A few weeks ago, I was on the phone with a close friend, talking about life in this era of social distancing. An era where hugs, cuddles and handshakes are discouraged, a time when our interactions are governed by rules. As we talked, I pictured her curled up on her favorite couch in the house, covered in the grey fuzzy blanket she loves.
“Grace, during this period, I have realized that even though I have lived by myself all these years, I have never really learnt how to live with myself,”. She remarked, and her words stopped me in my tracks.
Now, before we go any further, I must clarify that this is not a post about rent and dodgy landlords or caretakers that never show up when something needs fixing. This isn’t about nosy neighbors or bills, or about living with siblings or parents or roommates who know not what personal space is.

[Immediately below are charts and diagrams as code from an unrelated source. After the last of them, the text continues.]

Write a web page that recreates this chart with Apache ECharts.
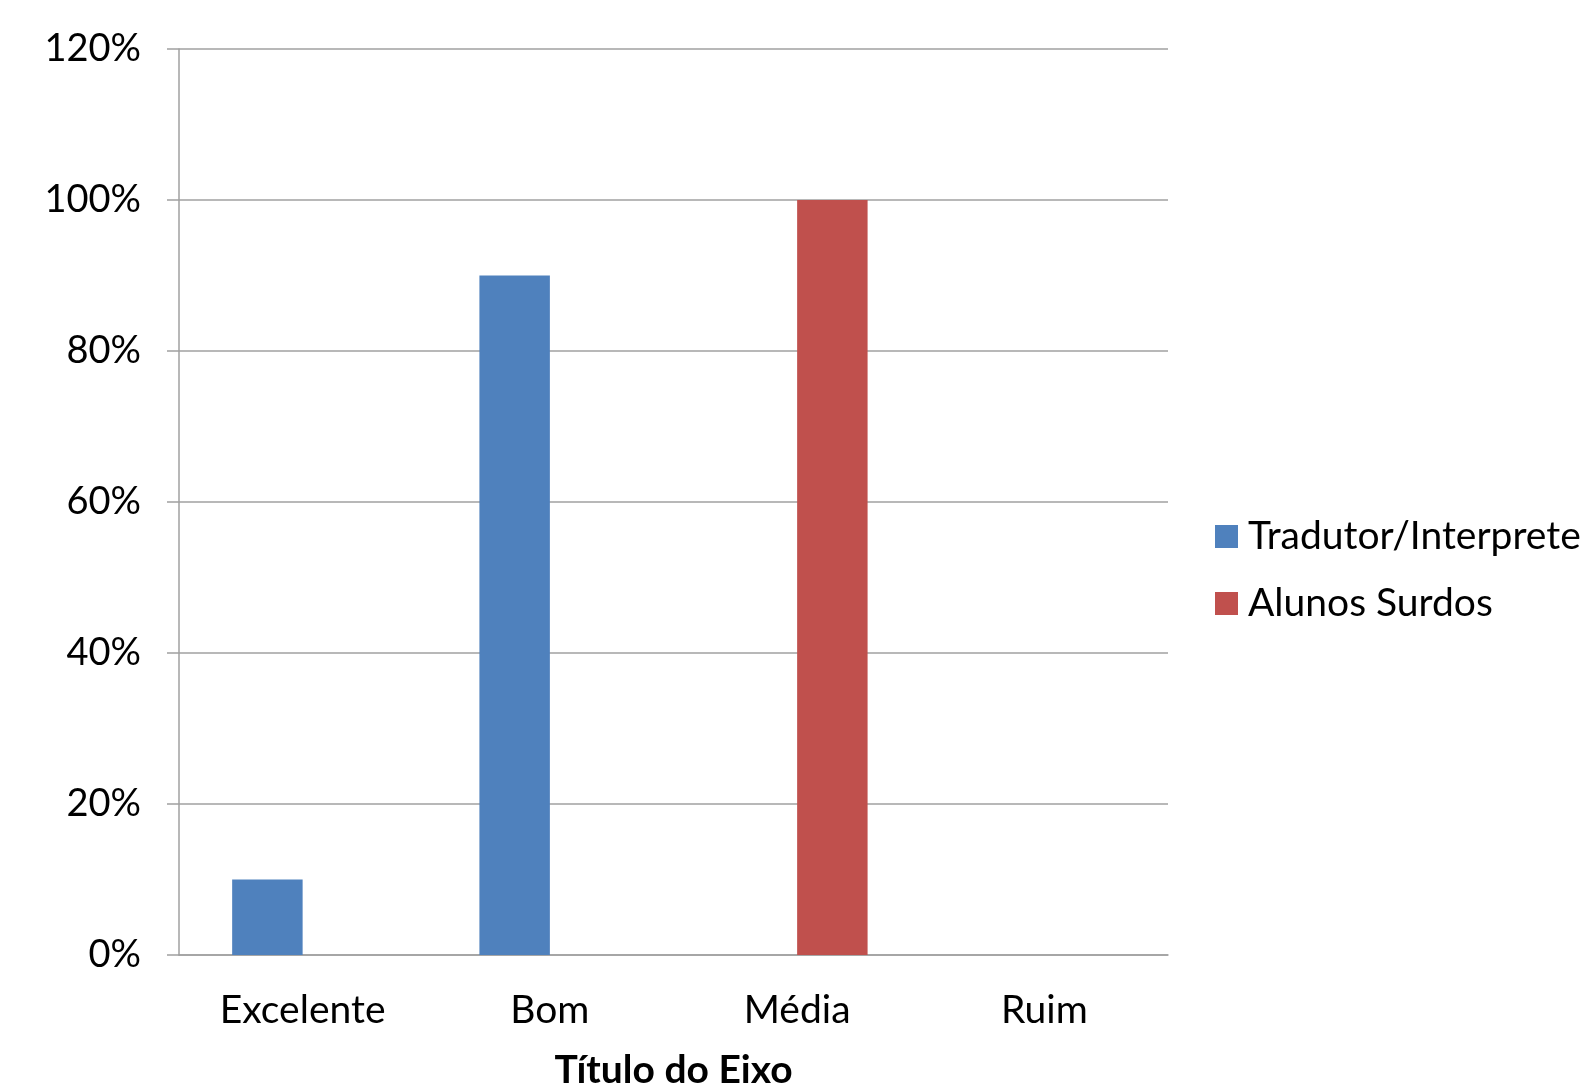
<!DOCTYPE html>
<html>
<head>
<meta charset="utf-8">
<script src="https://cdn.jsdelivr.net/npm/echarts@6/dist/echarts.min.js"></script>
<style>
  html, body { margin: 0; padding: 0; background: #ffffff; }
  #chart { width: 1592px; height: 1090px; }
</style>
</head>
<body>
<div id="chart"></div>
<script>
// Rating categories along the x axis
const categories = ['Excelente', 'Bom', 'Média', 'Ruim'];
// Share of answers per group, in percent
const tradutorValues = [10, 90, 0, 0];
const alunosValues = [0, 0, 100, 0];
const seriesNames = ['Tradutor/Interprete', 'Alunos Surdos'];
const axisTitle = 'Título do Eixo';

const FONT = 'Lato, "Open Sans", sans-serif';
const chart = echarts.init(document.getElementById('chart'), null, { renderer: 'canvas' });

chart.setOption({
  animation: false,
  backgroundColor: '#ffffff',
  color: ['#4F81BD', '#C0504D'],
  grid: { left: 179, right: 424, top: 49, bottom: 135, containLabel: false, outerBoundsMode: 'none' },
  legend: {
    orient: 'vertical',
    left: 1210,
    top: 512,
    itemWidth: 23,
    itemHeight: 23,
    itemGap: 28,
    icon: 'rect',
    data: seriesNames,
    textStyle: { fontFamily: FONT, fontSize: 39, color: '#000000', padding: [0, 0, 0, 5] }
  },
  xAxis: {
    type: 'category',
    data: categories,
    name: axisTitle,
    nameLocation: 'middle',
    nameGap: 96,
    nameTextStyle: { fontFamily: FONT, fontSize: 39, fontWeight: 'bold', color: '#000000' },
    axisLine: { show: true, lineStyle: { color: '#a0a0a0', width: 1.5 } },
    axisTick: { show: false },
    axisLabel: { fontFamily: FONT, fontSize: 39, color: '#000000', margin: 36 },
    splitLine: { show: false }
  },
  yAxis: {
    type: 'value',
    min: 0,
    max: 120,
    interval: 20,
    axisLine: { show: true, lineStyle: { color: '#a0a0a0', width: 1.5 } },
    axisTick: { show: true, length: 12, lineStyle: { color: '#a0a0a0', width: 1.5 } },
    axisLabel: { fontFamily: FONT, fontSize: 38, color: '#000000', margin: 38, formatter: '{value}%' },
    splitLine: { show: true, lineStyle: { color: '#a0a0a0', width: 1.5 } }
  },
  series: [
    {
      name: seriesNames[0],
      type: 'bar',
      data: tradutorValues,
      barGap: '0%',
      barCategoryGap: '43%'
    },
    {
      name: seriesNames[1],
      type: 'bar',
      data: alunosValues,
      barGap: '0%',
      barCategoryGap: '43%'
    }
  ]
});
</script>
</body>
</html>
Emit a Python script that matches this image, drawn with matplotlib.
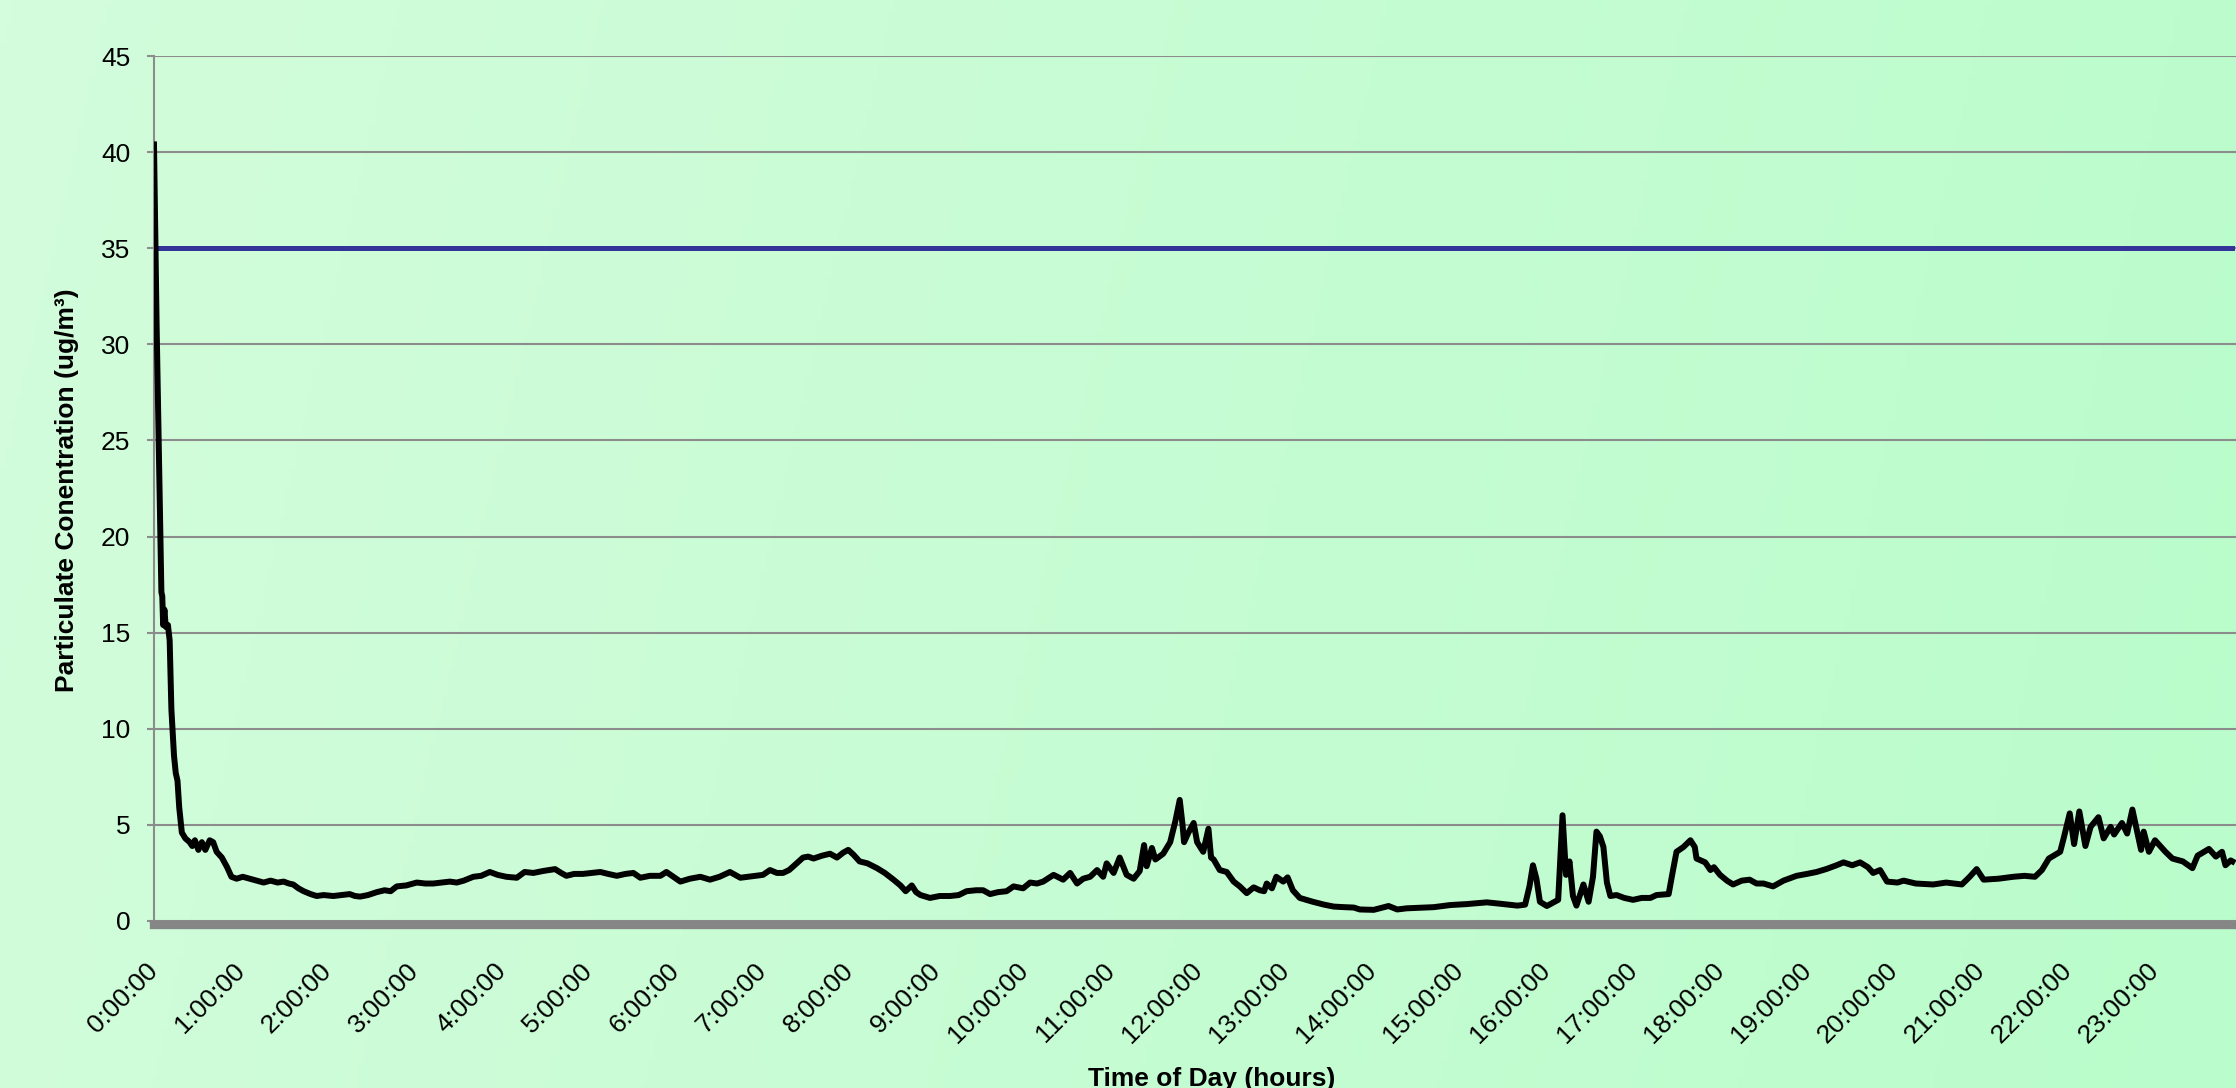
import numpy as np
import matplotlib.pyplot as plt
from matplotlib.colors import LinearSegmentedColormap

plt.rcParams['font.family'] = ['Liberation Sans', 'DejaVu Sans']

# time of day in hours, particulate concentration in ug/m3
hours = [
    0.00, 0.03, 0.06, 0.085, 0.095, 0.105, 0.12, 0.135, 0.16, 0.18, 0.20, 0.23, 0.25, 0.27, 0.29, 0.32,
    0.36, 0.41, 0.44, 0.47, 0.51, 0.55, 0.59, 0.64, 0.68, 0.72, 0.78, 0.84, 0.89, 0.95,
    1.02, 1.10, 1.18, 1.26, 1.34, 1.42, 1.49, 1.55, 1.60, 1.66, 1.72, 1.80, 1.87, 1.95,
    2.06, 2.15, 2.25, 2.31, 2.37, 2.46, 2.56, 2.65, 2.72, 2.79, 2.90,
    3.02, 3.12, 3.21, 3.30, 3.40, 3.48, 3.56, 3.67, 3.76, 3.86, 3.95,
    4.05, 4.17, 4.26, 4.36, 4.47, 4.61, 4.68, 4.74, 4.83, 4.93,
    5.03, 5.13, 5.22, 5.32, 5.42, 5.51, 5.59, 5.70, 5.82, 5.89, 5.97,
    6.05, 6.16, 6.28, 6.39, 6.50, 6.62, 6.74, 6.83, 6.93,
    7.00, 7.08, 7.16, 7.23, 7.30, 7.35, 7.46, 7.52, 7.58, 7.68, 7.77, 7.85, 7.92, 7.98,
    8.04, 8.11, 8.20, 8.31, 8.40, 8.50, 8.58, 8.64, 8.71, 8.76, 8.81, 8.92,
    9.03, 9.15, 9.25, 9.34, 9.45, 9.53, 9.61, 9.70, 9.80, 9.88, 9.99,
    10.07, 10.15, 10.22, 10.34, 10.45, 10.53, 10.61, 10.68, 10.76, 10.84, 10.91, 10.95,
    11.03, 11.10, 11.18, 11.26, 11.33, 11.38, 11.41, 11.47, 11.51, 11.60, 11.68, 11.74, 11.79,
    11.82, 11.84, 11.89, 11.95, 11.99,
    12.06, 12.12, 12.15, 12.18, 12.25, 12.33, 12.41, 12.48, 12.56, 12.64, 12.71, 12.76, 12.79,
    12.85, 12.90, 12.98,
    13.03, 13.09, 13.17, 13.32, 13.45, 13.56, 13.68, 13.79, 13.86,
    14.02, 14.19, 14.29, 14.40, 14.51, 14.71, 14.90,
    15.09, 15.32, 15.47, 15.67, 15.76, 15.81, 15.85, 15.89, 15.93,
    16.01, 16.08, 16.14, 16.19, 16.23, 16.27, 16.31, 16.35, 16.43, 16.49, 16.54, 16.58, 16.62,
    16.66, 16.70, 16.74, 16.81, 16.90,
    17.00, 17.10, 17.20, 17.27, 17.41, 17.45, 17.50, 17.58, 17.66, 17.71, 17.73, 17.83, 17.89, 17.93,
    18.00, 18.08, 18.15, 18.25, 18.34, 18.42, 18.50, 18.61, 18.73, 18.88,
    19.00, 19.11, 19.22, 19.34, 19.42, 19.52, 19.61, 19.70, 19.76, 19.84, 19.92,
    20.04, 20.11, 20.25, 20.45, 20.60, 20.78, 20.87, 20.95,
    21.03, 21.20, 21.37, 21.50, 21.62, 21.70, 21.78, 21.91, 21.95,
    22.02, 22.07, 22.13, 22.20, 22.26, 22.35, 22.41, 22.49, 22.53, 22.62, 22.68, 22.74, 22.80,
    22.84, 22.87, 22.93,
    23.00, 23.12, 23.20, 23.32, 23.43, 23.49, 23.62, 23.70, 23.77, 23.81, 23.87, 23.89,
]
pm25 = [
    40.4, 31.0, 23.5, 17.1, 16.9, 15.4, 16.2, 15.3, 15.4, 14.6, 11.0, 8.6, 7.7, 7.3, 5.9, 4.6,
    4.3, 4.1, 3.9, 4.2, 3.7, 4.1, 3.7, 4.2, 4.1, 3.6, 3.3, 2.8, 2.3, 2.2,
    2.3, 2.2, 2.1, 2.0, 2.1, 2.0, 2.05, 1.95, 1.9, 1.7, 1.55, 1.4, 1.3, 1.35,
    1.3, 1.35, 1.4, 1.3, 1.27, 1.35, 1.5, 1.6, 1.55, 1.8, 1.85,
    2.0, 1.95, 1.95, 2.0, 2.05, 2.0, 2.1, 2.3, 2.35, 2.55, 2.4,
    2.3, 2.25, 2.55, 2.5, 2.6, 2.7, 2.5, 2.35, 2.45, 2.45,
    2.5, 2.55, 2.45, 2.35, 2.45, 2.5, 2.25, 2.35, 2.35, 2.55, 2.3,
    2.05, 2.2, 2.3, 2.15, 2.3, 2.55, 2.25, 2.3, 2.35,
    2.4, 2.65, 2.5, 2.5, 2.65, 2.85, 3.3, 3.35, 3.25, 3.4, 3.5, 3.3, 3.55, 3.7,
    3.45, 3.1, 3.0, 2.75, 2.5, 2.15, 1.85, 1.55, 1.85, 1.5, 1.35, 1.2,
    1.3, 1.3, 1.35, 1.55, 1.6, 1.6, 1.4, 1.5, 1.55, 1.8, 1.7,
    2.0, 1.95, 2.05, 2.4, 2.15, 2.5, 1.95, 2.2, 2.3, 2.65, 2.3, 3.0,
    2.5, 3.3, 2.4, 2.2, 2.6, 3.95, 2.85, 3.8, 3.2, 3.5, 4.1, 5.2, 6.3,
    5.1, 4.1, 4.6, 5.1, 4.1,
    3.6, 4.8, 3.3, 3.2, 2.65, 2.55, 2.05, 1.8, 1.45, 1.75, 1.6, 1.55, 1.95,
    1.7, 2.3, 2.05,
    2.27, 1.6, 1.2, 1.0, 0.85, 0.75, 0.72, 0.7, 0.6,
    0.58, 0.78, 0.6, 0.66, 0.68, 0.72, 0.83,
    0.88, 0.97, 0.9, 0.8, 0.85, 1.8, 2.9, 2.2, 1.0,
    0.78, 0.95, 1.1, 5.5, 2.4, 3.1, 1.3, 0.8, 1.9, 1.0, 2.3, 4.65, 4.4,
    3.85, 2.0, 1.3, 1.35, 1.2,
    1.1, 1.2, 1.2, 1.35, 1.4, 2.4, 3.6, 3.85, 4.2, 3.85, 3.25, 3.05, 2.65, 2.8,
    2.4, 2.1, 1.9, 2.1, 2.15, 1.95, 1.95, 1.8, 2.1, 2.35,
    2.45, 2.55, 2.7, 2.9, 3.05, 2.9, 3.05, 2.8, 2.5, 2.65, 2.05,
    2.0, 2.1, 1.95, 1.9, 2.0, 1.9, 2.3, 2.7,
    2.15, 2.2, 2.3, 2.35, 2.3, 2.65, 3.25, 3.6, 4.3,
    5.6, 4.0, 5.7, 3.9, 4.9, 5.4, 4.3, 4.9, 4.5, 5.1, 4.55, 5.8, 4.55,
    3.7, 4.65, 3.6,
    4.2, 3.6, 3.25, 3.1, 2.75, 3.4, 3.75, 3.35, 3.6, 2.9, 3.15, 3.1,
]
standard = 35
y_ticks = [0, 5, 10, 15, 20, 25, 30, 35, 40, 45]
hour_ticks = list(range(24))
hour_labels = [f"{h}:00:00" for h in hour_ticks]

W, H = 2236, 1088
fig = plt.figure(figsize=(W / 100, H / 100), dpi=100)

# soft green gradient behind everything
bg = fig.add_axes([0, 0, 1, 1], zorder=-1)
gx, gy = np.meshgrid(np.linspace(0, 1, 400), np.linspace(0, 1, 200))
grad = 0.9 * gx + 0.1 * (1 - gy)
cmap = LinearSegmentedColormap.from_list('bg', ['#d3fddc', '#bafccb'])
bg.imshow(grad, cmap=cmap, aspect='auto', extent=[0, 1, 0, 1], origin='lower')
bg.axis('off')

ax = fig.add_axes([154 / W, 167 / H, 1 - 154 / W, 865 / H])
ax.set_facecolor('none')
ax.set_xlim(0, 2082 / 87)
ax.set_ylim(0, 45)

ax.yaxis.grid(True, color='#8c8c8c', lw=1.5)
ax.set_axisbelow(True)

ax.plot(hours, np.full(len(hours), standard), color='#333399', lw=3.6, zorder=2)
ax.plot(hours, pm25, color='black', lw=4.3, solid_joinstyle='round', zorder=3)

for side in ['top', 'right']:
    ax.spines[side].set_visible(False)
ax.spines['left'].set_color('#8c8c8c')
ax.spines['left'].set_linewidth(1.5)
ax.spines['bottom'].set_color('#868686')
ax.spines['bottom'].set_linewidth(6)
ax.spines['bottom'].set_position(('outward', 3))

ax.set_yticks(y_ticks)
ax.tick_params(axis='y', length=5, width=1.5, color='#8c8c8c', labelsize=19, pad=12)
ax.set_xticks(hour_ticks)
ax.set_xticklabels(hour_labels, rotation=45, ha='right', va='center', rotation_mode='anchor')
ax.tick_params(axis='x', length=0, labelsize=19, pad=30)

fig.text(67 / W, 1 - 490 / H, 'Particulate Conentration (ug/m³)', rotation=90,
         ha='center', va='center', fontsize=19, fontweight='bold')
fig.text(1212 / W, 2 / H, 'Time of Day (hours)', ha='center', va='baseline',
         fontsize=19, fontweight='bold')

fig.savefig('out.png', dpi=100)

This, I must clarify, is about the place where Maya Angelou refers to when she says: “We may act sophisticated and worldly but I believe we feel safest when we go inside ourselves and find home, a place where we belong and maybe the only place we really do.”
This is a reminder about going back to the one place where we belong, the home inside ourselves.
Growing up, there are few things I dreaded more than the weekends my mum would make us do a “thorough general cleaning” around the house. It usually happened on Saturday mornings after a long week of school and assignments and all we wanted was to play and laze around.
On such days, we were required to clean the window panes till they gleamed, scrub tiles until they shone, wipe cobwebs off the celling and any other grueling task she would come up with. In retrospect, this periodic general cleaning was not the punishment we perceived it as, rather, an exercise that saw otherwise ignored layers of dust and grime removed from a house we spent every waking day in.
In my early twenties, (I love saying this), I had to come face to face with the dirt that had accumulated in my home over the years. I fondly refer to it as the time when I became at home with myself.
I found decades’ worth of dust, cobwebs and grime. I flinched at first, stunned. Then I started to clean and haven’t stopped ever since. I realized I had accumulated layers of sarcasm to defend myself from bullies. I had built a façade of indifference, creating a persona that appeared incapable of showing weakness or emotions (unless it was anger then I turned into a pit bull). My mum doesn’t come to inspect; it is not her home. My friends do it every now and then, my sisters too, but it remains my responsibility.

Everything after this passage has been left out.